Le parcours comprend treize sections explorant les différents thèmes liés à la nuit et à l’éclairage électrique. Il commence tout naturellement avec les réverbères, qui apparurent avec l’éclairage au gaz et furent peu à peu remplacés par des lampes électriques. Entre 1853 et 1890, le nombre de becs de gaz parisiens passe ainsi de 12 400 à 51 500 ! Comme les arbres, ils font donc partie du paysage urbain et inspirent les peintres qui les insèrent dans leurs compositions comme le montrent, entre autres, les tableaux de Gustave Caillebotte ou de Charles Angrand. De son côté, le photographe Charles Marville fait plus de 90 clichés de réverbères, de tous types, des plus simples au plus impressionnants, pour la ville de Paris, dans les années 1860-1870.

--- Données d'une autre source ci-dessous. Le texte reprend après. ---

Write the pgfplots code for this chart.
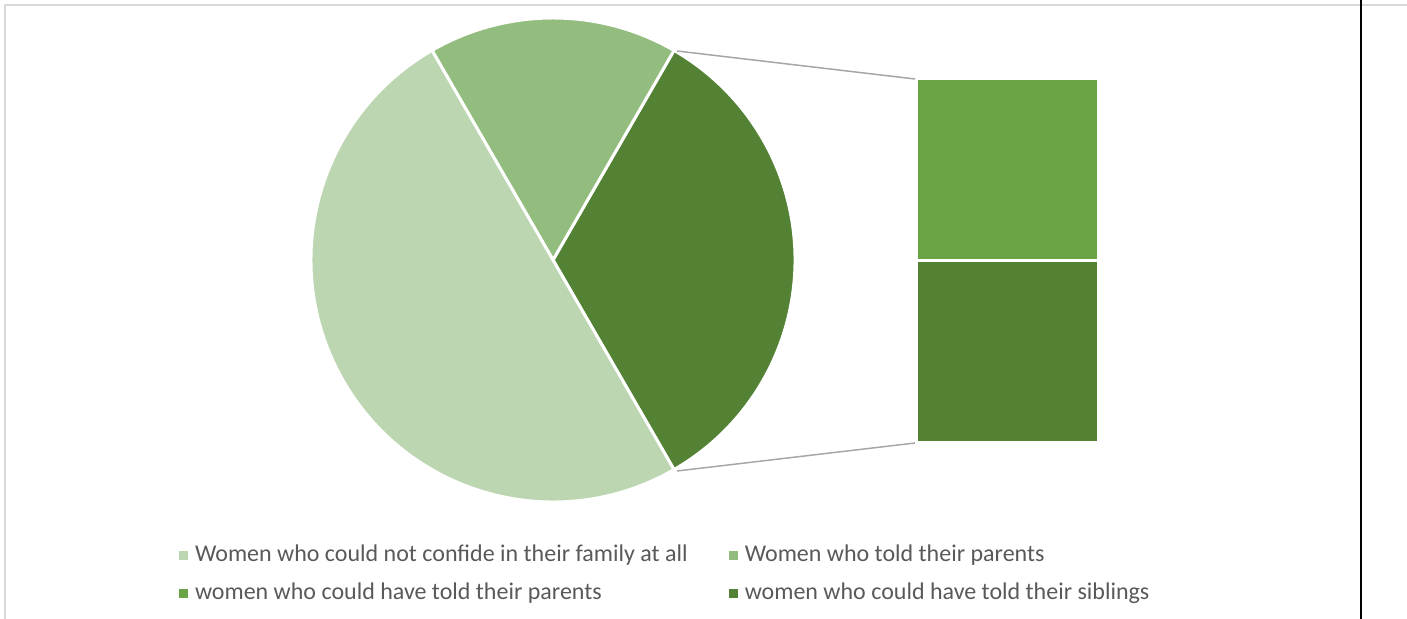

Néanmoins, tout le monde ne bénéficie pas de ce nouvel éclairage qui est installé en priorité dans les quartiers chic ou dans les zones d’activités économiques, ce qui permet de continuer de travailler la nuit. Ainsi, le Réverbère à Arcueil (1899) d’Albert Marquet traduit plus le dénuement que la modernité.
La fin du XIXe siècle est le théâtre de grandes expositions à Paris. C’est l’occasion de mettre en avant les nouveautés apportées par l’électricité. Pour l’exposition universelle de 1878, c’est toute l’avenue de l’Opéra qui est illuminée. Celle de 1881 (900 000 visiteurs) consacre le triomphe de Thomas Edison, qui vient d’inventer la lampe à incandescence en 1879. En 1889, la tour Eiffel, brillamment éclairée au gaz, est visible de loin, grâce au phare fonctionnant à l’électricité installé à son sommet. L’apothéose est atteinte avec l’exposition universelle de 1900 (50 millions de visiteurs) consacrée à la « fée électricité ».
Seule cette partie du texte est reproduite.